#### INFORMATION SHOWN:

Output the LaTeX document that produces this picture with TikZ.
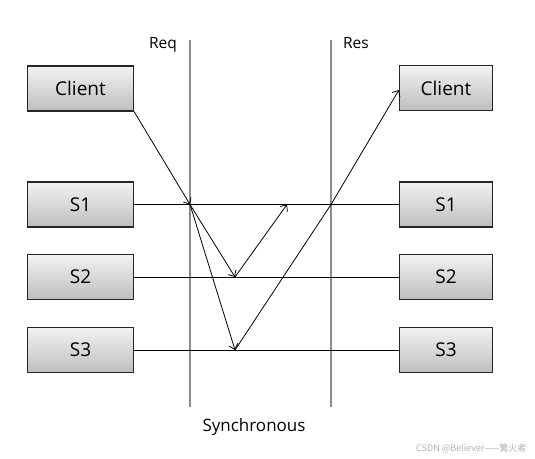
\documentclass[tikz,border=0pt]{standalone}
\usepackage{fontspec}
\setmainfont{Open Sans}
\newfontfamily\cjk{Noto Sans CJK SC}
\usetikzlibrary{arrows.meta}
\definecolor{boxtop}{HTML}{F2F2F2}
\definecolor{boxbot}{HTML}{BEBEBE}
\begin{document}
\begin{tikzpicture}[x=1pt,y=-1pt,
  boxL/.style={draw=black!85,line width=1.2pt,top color=boxtop,bottom color=boxbot,
    minimum width=106pt,minimum height=45pt,inner sep=0pt,font=\fontsize{19}{22}\selectfont},
  boxR/.style={boxL,minimum width=93pt},
  lane/.style={draw=black!45,line width=1.4pt},
  wire/.style={draw=black,line width=0.9pt},
  msg/.style={draw=black,line width=0.8pt,-{Straight Barb[length=5pt,width=9pt]}},
  lbl/.style={font=\fontsize{15.5}{18}\selectfont,anchor=base},
]
\useasboundingbox (0,0) rectangle (535,458);
\fill[white] (0,0) rectangle (535,458);
% lanes
\coordinate (reqTop) at (190,40);
\coordinate (reqBot) at (190,407);
\coordinate (resTop) at (331,40);
\coordinate (resBot) at (331,407);
\draw[lane] (reqTop) -- (reqBot);
\draw[lane] (resTop) -- (resBot);
\node[lbl] (req) at (163,48) {Req};
\node[lbl] (res) at (356,48) {Res};
\node[font=\fontsize{17}{20}\selectfont,anchor=base] (sync) at (254,431) {Synchronous};
% boxes
\node[boxL] (clientL) at (80.5,88.5) {Client};
\node[boxL] (s1L) at (80.5,204.5) {S1};
\node[boxL] (s2L) at (80.5,277) {S2};
\node[boxL] (s3L) at (80.5,350) {S3};
\node[boxR] (clientR) at (446,88) {Client};
\node[boxR] (s1R) at (446,204.5) {S1};
\node[boxR] (s2R) at (446,277) {S2};
\node[boxR] (s3R) at (446,350) {S3};
% wires
\draw[wire] (s1L.east) -- (s1R.west);
\draw[wire] (s2L.east) -- (s2R.west);
\draw[wire] (s3L.east) -- (s3R.west);
% junctions
\coordinate (j1) at (190,204.5);
\coordinate (m2) at (235,277);
\coordinate (m3) at (235,350);
\coordinate (t1) at (287,204.5);
\coordinate (k1) at (331,204.5);
% messages
\draw[msg] (clientL.south east) -- (j1);
\draw[msg] (j1) -- (m2);
\draw[msg] (j1) -- (m3);
\draw[msg] (m2) -- (t1);
\draw[msg] (m3) -- (k1) -- (clientR.west |- 0,90);
% watermark
\node[font=\cjk\fontsize{9}{10}\selectfont,text=black!30,anchor=base east] (wm) at (530,451) {CSDN @Believer——篝火者};
\end{tikzpicture}
\end{document}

#### TO BE DONE:
Please write out all the data again word for word, but not the pictures.

#### RIGHT ANSWER:
Output the LaTeX document that produces this picture with TikZ.
\documentclass[tikz,border=0pt]{standalone}
\usepackage{fontspec}
\setmainfont{Open Sans}
\newfontfamily\cjk{Noto Sans CJK SC}
\usetikzlibrary{arrows.meta}
\definecolor{boxtop}{HTML}{F2F2F2}
\definecolor{boxbot}{HTML}{BEBEBE}
\begin{document}
\begin{tikzpicture}[x=1pt,y=-1pt,
  boxL/.style={draw=black!85,line width=1.2pt,top color=boxtop,bottom color=boxbot,
    minimum width=106pt,minimum height=45pt,inner sep=0pt,font=\fontsize{19}{22}\selectfont},
  boxR/.style={boxL,minimum width=93pt},
  lane/.style={draw=black!45,line width=1.4pt},
  wire/.style={draw=black,line width=0.9pt},
  msg/.style={draw=black,line width=0.8pt,-{Straight Barb[length=5pt,width=9pt]}},
  lbl/.style={font=\fontsize{15.5}{18}\selectfont,anchor=base},
]
\useasboundingbox (0,0) rectangle (535,458);
\fill[white] (0,0) rectangle (535,458);
% lanes
\coordinate (reqTop) at (190,40);
\coordinate (reqBot) at (190,407);
\coordinate (resTop) at (331,40);
\coordinate (resBot) at (331,407);
\draw[lane] (reqTop) -- (reqBot);
\draw[lane] (resTop) -- (resBot);
\node[lbl] (req) at (163,48) {Req};
\node[lbl] (res) at (356,48) {Res};
\node[font=\fontsize{17}{20}\selectfont,anchor=base] (sync) at (254,431) {Synchronous};
% boxes
\node[boxL] (clientL) at (80.5,88.5) {Client};
\node[boxL] (s1L) at (80.5,204.5) {S1};
\node[boxL] (s2L) at (80.5,277) {S2};
\node[boxL] (s3L) at (80.5,350) {S3};
\node[boxR] (clientR) at (446,88) {Client};
\node[boxR] (s1R) at (446,204.5) {S1};
\node[boxR] (s2R) at (446,277) {S2};
\node[boxR] (s3R) at (446,350) {S3};
% wires
\draw[wire] (s1L.east) -- (s1R.west);
\draw[wire] (s2L.east) -- (s2R.west);
\draw[wire] (s3L.east) -- (s3R.west);
% junctions
\coordinate (j1) at (190,204.5);
\coordinate (m2) at (235,277);
\coordinate (m3) at (235,350);
\coordinate (t1) at (287,204.5);
\coordinate (k1) at (331,204.5);
% messages
\draw[msg] (clientL.south east) -- (j1);
\draw[msg] (j1) -- (m2);
\draw[msg] (j1) -- (m3);
\draw[msg] (m2) -- (t1);
\draw[msg] (m3) -- (k1) -- (clientR.west |- 0,90);
% watermark
\node[font=\cjk\fontsize{9}{10}\selectfont,text=black!30,anchor=base east] (wm) at (530,451) {CSDN @Believer——篝火者};
\end{tikzpicture}
\end{document}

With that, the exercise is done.